3. Their approach requires a more complex algorithm, making theoretical analysis of prediction set sizes more challenging, whereas we provide explicit theoretical results on set sizes.

Overall, while both approaches share conceptual similarities (e.g., smooth quantile computation), the methodologies differ significantly.

• How is Collarary 3.3 different from other bounds like Lei and Wasserman [2013]?

Could the reviewer be more precise by providing an equation to which he/she refers to in Lei and Wasserman [2013]? After a carefull check, it seems that this paper contains mostly asymptotic results, holding for their specific KDE-based estimator, but we might have missed something.

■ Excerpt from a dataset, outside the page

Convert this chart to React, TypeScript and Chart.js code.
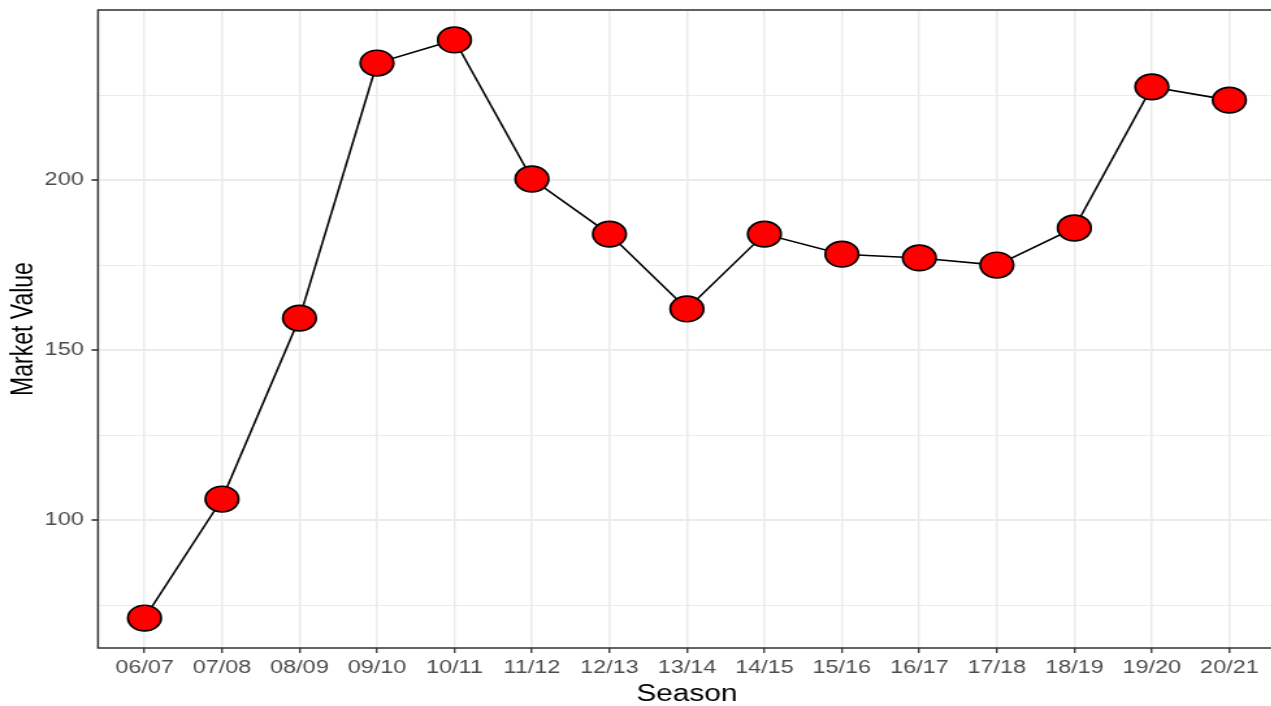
import React, { useEffect, useRef } from "react";
import { Chart, registerables } from "chart.js";

Chart.register(...registerables);

const seasons = [
  "06/07", "07/08", "08/09", "09/10", "10/11", "11/12", "12/13", "13/14",
  "14/15", "15/16", "16/17", "17/18", "18/19", "19/20", "20/21",
];
const marketValues = [
  71.2, 106.2, 159.4, 234.4, 241.2, 200.3, 184.1, 162.1,
  184.1, 178.2, 177.1, 175.0, 185.9, 227.4, 223.5,
];
const yTickValues = [75, 100, 125, 150, 175, 200, 225, 250];
const yLabelValues = [100, 150, 200];

const STRETCH = 1.3;
const CW = 984;
const CH = 706;
const FONT = "'Liberation Sans', Arial, sans-serif";

const panelBorder = {
  id: "panelBorder",
  afterDraw(chart: any) {
    const { ctx, chartArea } = chart;
    ctx.save();
    ctx.strokeStyle = "#333333";
    ctx.lineWidth = 1.5;
    ctx.strokeRect(chartArea.left, chartArea.top, chartArea.right - chartArea.left, chartArea.bottom - chartArea.top);
    ctx.restore();
  },
};

const zeroPad = (scale: any) => {
  scale.paddingLeft = 0;
  scale.paddingRight = 0;
  scale.paddingTop = 0;
  scale.paddingBottom = 0;
};

export default function App() {
  const ref = useRef<HTMLCanvasElement>(null);

  useEffect(() => {
    document.body.style.margin = "0";
    const chart = new Chart(ref.current as HTMLCanvasElement, {
      type: "line",
      data: {
        datasets: [
          {
            data: marketValues.map((v, i) => ({ x: i, y: v })),
            borderColor: "#000000",
            borderWidth: 1.6,
            pointRadius: 12.8,
            pointBorderWidth: 1.7,
            pointBackgroundColor: "#ff0000",
            pointBorderColor: "#000000",
            tension: 0,
          },
        ],
      },
      options: {
        animation: false,
        responsive: false,
        layout: { autoPadding: false, padding: { top: 10, right: 2.6, left: 0, bottom: 0 } },
        plugins: { legend: { display: false }, tooltip: { enabled: false } },
        scales: {
          x: {
            type: "linear",
            min: -0.6,
            max: 14.6,
            afterBuildTicks: (scale: any) => {
              scale.ticks = seasons.map((_, i) => ({ value: i }));
            },
            afterFit: (scale: any) => {
              scale.height = 58;
              zeroPad(scale);
            },
            border: { display: false },
            grid: {
              color: "#ebebeb",
              lineWidth: 1.5,
              drawTicks: true,
              tickLength: 5,
              tickColor: "#333333",
              tickWidth: 1.3,
            },
            ticks: {
              autoSkip: false,
              maxRotation: 0,
              padding: 4,
              color: "#4d4d4d",
              font: { family: FONT, size: 18 },
              callback: (v: any) => seasons[v] ?? "",
            },
            title: {
              display: true,
              text: "Season",
              color: "#000000",
              font: { family: FONT, size: 23, lineHeight: 1 },
              padding: { top: 0, bottom: 0 },
            },
          },
          y: {
            type: "linear",
            min: 62.4,
            max: 250,
            afterBuildTicks: (scale: any) => {
              scale.ticks = yTickValues.map((v) => ({ value: v }));
            },
            afterFit: (scale: any) => {
              scale.width = 75.4;
              zeroPad(scale);
            },
            border: { display: false },
            grid: {
              color: "#ebebeb",
              lineWidth: (ctx: any) => (ctx.tick && ctx.tick.value % 50 === 0 ? 2 : 1),
              drawTicks: true,
              tickLength: 5,
              tickWidth: 1.6,
              tickColor: (ctx: any) =>
                ctx.tick && yLabelValues.includes(ctx.tick.value) ? "#333333" : "rgba(0,0,0,0)",
            },
            ticks: {
              padding: 6,
              color: "#4d4d4d",
              font: { family: FONT, size: 18 },
              callback: (v: any) => (yLabelValues.includes(v) ? String(v) : ""),
            },
            title: {
              display: true,
              text: "Market Value",
              color: "#000000",
              font: { family: FONT, size: 23, lineHeight: 1 },
              padding: { top: 7.5, bottom: 0 },
            },
          },
        },
      },
      plugins: [panelBorder],
    });
    return () => chart.destroy();
  }, []);

  return (
    <div style={{ position: "fixed", left: 0, top: 0, width: 1271, height: 706, overflow: "hidden", background: "#fff" }}>
      <div style={{ width: CW, height: CH, transform: `scaleX(${STRETCH})`, transformOrigin: "0 0" }}>
        <canvas ref={ref} width={CW} height={CH} />
      </div>
    </div>
  );
}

• Is it possible to experimentally validate the theoretical results?

We made additional experiments to validate the theoretical result of Prop. 3.1. In the two following figures: https://ibb.co/G4MPB244, https://ibb.co/MDJDG33J, we illustrate the bound when $\delta=.2$ and $\alpha=0.5$. The first figure displays the evolution of one realisation of $\lambda(\hat{C})$ (in blue) and the rhs term of Eq. (7) (denoted $2Q$, in orange) with respect to the number of calibration points $n_c$. The second figure displays an histogram of the distribution of $\lambda(\hat{C})$ when $n_c=200$. The red line corresponds to $2Q$, the rhs term of Eq. (7).

• Isn't splitting the data across steps 1 and 2 of Ad-EffOrt better to avoid overfitting?

This is a valid point. Splitting the data could improve generalization and reduce the prediction interval size. Theoretically, this could also facilitate deriving a bound similar to Theorem 3.7. However, even if overfitting occurs during training, the calibration step naturally corrects it by increasing the size of the prediction intervals.

• Is there a proof for Proposition 3.6? Yes, the proof is provided in Appendix B.2.

Other Related Work: We appreciate the additional references. As our work focuses on regression, we had not included classification-specific papers; however, we will incorporate them in the final version. Most of the other cited works are already referenced in our paper, except for Dhillon et al. [2024], for which we refer the reviewer to our response to Reviewer d77L.